Chennai, Dec. 3: If caste is an impediment to the marriage of true hearts, say “I do” on Valentine’s Day.
The Shiv Sena will certainly not like it, but some political outfits in Tamil Nadu have sought to invoke St. Valentine to promote inter-caste marriages after a love affair between a Dalit boy and a Vanniyar girl re-ignited caste tensions in the state.
K. Veeramani, a leader of the Dravidar Kazhagam, a social outfit fighting caste discrimination, said Valentine’s Day would henceforth be celebrated as love marriage and inter-caste marriage day.
“On the one hand, we want the authorities to crack down on those promoting enmity using caste and targeting Dalits. On the positive side, we would like to encourage love marriages that break caste barriers and for this we would use Valentine’s Day, which is already popular among youngsters to celebrate love,” Veeramani said.
In Mumbai, however, self-appointed culture cops from the Sena have often beaten up and terrorised Valentine’s Day couples in the name of Indian culture.
But that hasn’t stopped Veeramani from invoking the third-century Roman saint commemorated on February 14.
Veeramani’s announcement followed last month’s violence in Dharmapuri district where Vanniyars had set fire to nearly a hundred Dalit houses after a Vanniyar farmer committed suicide after his daughter eloped with a Dalit youth.
Sources said Veeramani, who met leaders from the CPM, CPI, VCK (a Dalit party) and other parties today, wanted to counter a call by S. Ramadoss, founder of the Vanniyar-dominated PMK, urging cadres to fight the “diabolic trap being laid for unsuspecting Vanniyar girls by Dalit boys”.

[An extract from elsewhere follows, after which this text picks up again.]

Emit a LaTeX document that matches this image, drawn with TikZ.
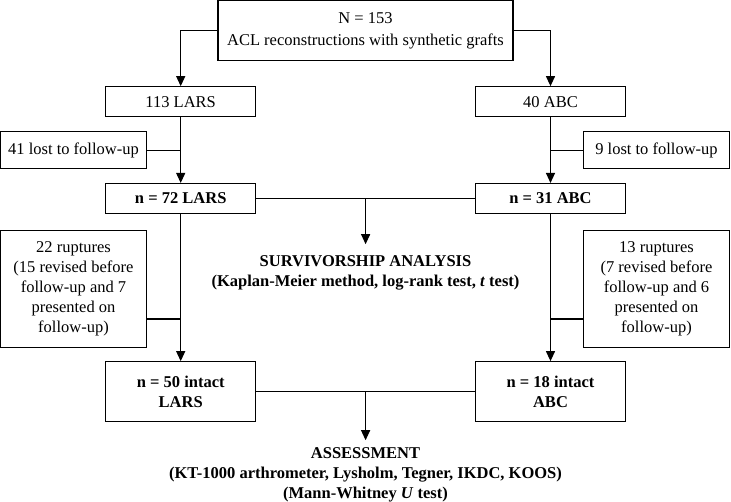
\documentclass[tikz,border=0pt]{standalone}
\usepackage{fontspec}
\setmainfont{Liberation Serif}
\usetikzlibrary{arrows.meta}

\begin{document}
\begin{tikzpicture}[x=1pt,y=1pt]
	\useasboundingbox (0,0) rectangle (731,-501);
	\tikzstyle{every node}=[font=\fontsize{16.5}{20}\selectfont]
	\tikzstyle{Box}=[draw,line width=1.1pt,align=center,inner sep=0pt]
	\tikzstyle{Arm}=[Box,minimum width=150,minimum height=30]
	\tikzstyle{Side}=[Box,minimum width=146]
	\tikzstyle{Link}=[line width=1.1pt]
	\tikzstyle{Flow}=[Link,-{Triangle[length=10pt,width=9pt]}]
	% entry
	\node[Box,minimum width=295,minimum height=60] (all) at (365.5,-30.5)
		{N = 153\\[2pt]ACL reconstructions with synthetic grafts};
	% two arms
	\node[Arm] (lars) at (180.7,-101.7) {113 LARS};
	\node[Arm] (abc) at (550.5,-101.7) {40 ABC};
	\node[Side,minimum height=37] (lostL) at (73.5,-150.3) {41 lost to follow-up};
	\node[Side,minimum height=37] (lostA) at (656.5,-150.3) {9 lost to follow-up};
	\node[Arm] (larsF) at (180.7,-198.5) {\textbf{n = 72 LARS}};
	\node[Arm] (abcF) at (550.5,-198.5) {\textbf{n = 31 ABC}};
	\node[align=center] (surv) at (365.5,-273)
		{\textbf{SURVIVORSHIP ANALYSIS}\\\textbf{(Kaplan-Meier method, log-rank test, \textit{t} test)}};
	\node[Side,minimum height=117] (rupL) at (73.5,-289)
		{22 ruptures\\(15 revised before\\follow-up and 7\\presented on\\follow-up)};
	\node[Side,minimum height=117] (rupA) at (656.5,-289)
		{13 ruptures\\(7 revised before\\follow-up and 6\\presented on\\follow-up)};
	\node[Arm,minimum height=60] (larsI) at (180.7,-391.7) {\textbf{n = 50 intact}\\\textbf{LARS}};
	\node[Arm,minimum height=60] (abcI) at (550.5,-391.7) {\textbf{n = 18 intact}\\\textbf{ABC}};
	\node[align=center] (assess) at (365.5,-475)
		{\textbf{ASSESSMENT}\\\textbf{(KT-1000 arthrometer, Lysholm, Tegner, IKDC, KOOS)}\\\textbf{(Mann-Whitney \textit{U} test)}};
	% connectors
	\draw[Flow] (all.west) -| (lars.north);
	\draw[Flow] (all.east) -| (abc.north);
	\draw[Flow] (lars.south) -- (larsF.north);
	\draw[Flow] (abc.south) -- (abcF.north);
	\draw[Link] (lostL.east) -- (lostL.east -| lars.south);
	\draw[Link] (lostA.west) -- (lostA.west -| abc.south);
	\draw[Link] (larsF.east) -- coordinate (midF) (abcF.west);
	\draw[Flow,shorten >=8pt] (midF) -- (midF |- surv.north);
	\draw[Flow] (larsF.south) -- (larsI.north);
	\draw[Flow] (abcF.south) -- (abcI.north);
	\coordinate (rL) at ([yshift=-30pt]rupL.east);
	\coordinate (rA) at ([yshift=-30pt]rupA.west);
	\draw[Link] (rL) -- (rL -| larsF.south);
	\draw[Link] (rA) -- (rA -| abcF.south);
	\draw[Link] (larsI.east) -- coordinate (midI) (abcI.west);
	\draw[Flow,shorten >=4pt] (midI) -- (midI |- assess.north);
\end{tikzpicture}
\end{document}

His son, former Union minister Anbumani Ramadoss, went a step further, accusing Dalit boys of cheating Vanniyar girls under the guise of love only to blackmail them later and extort money from their families.
Vanniyars, among the most backward of other backward communities, and Dalits each account for 15 per cent of the state’s population. While caste conflicts have erupted in south Tamil Nadu between Dalits and Thevars, another powerful backward community that also accounts for 15 per cent of the state’s population, Dalits have sought to revolt against Vanniyar dominance in the north.
Lest he is accused of egging on only Vanniyars, Ramadoss yesterday called a meeting of leaders from a few other backward communities, and urged that the Scheduled Caste act be amended so that a person arrested for allegedly abusing a Dalit can get bail at the police station itself.
Under the act, a Dalit can file a police complaint against any person for abusing him or her by using their caste name.
Although Ramadoss alleged that the act was being misused, political observers said he was playing the “love card” merely to regain his clout among the Vanniyars who once used to vote almost en bloc for the PMK, making it a much sought-after ally.
But the party has been politically sidelined ever since it got routed in the 2009 Lok Sabha elections — zero out of six contested — and managed just three out of 30 seats it contested in the 2011 Assembly polls.
While actor-politician Vijayakanth’s DMDK has eaten into the PMK’s captive vote bank, disenchanted Vanniyars had moved away from the party as they viewed Ramadoss as someone who was using the PMK to promote his son and a few close relatives under the guise of Vanniyar consolidation.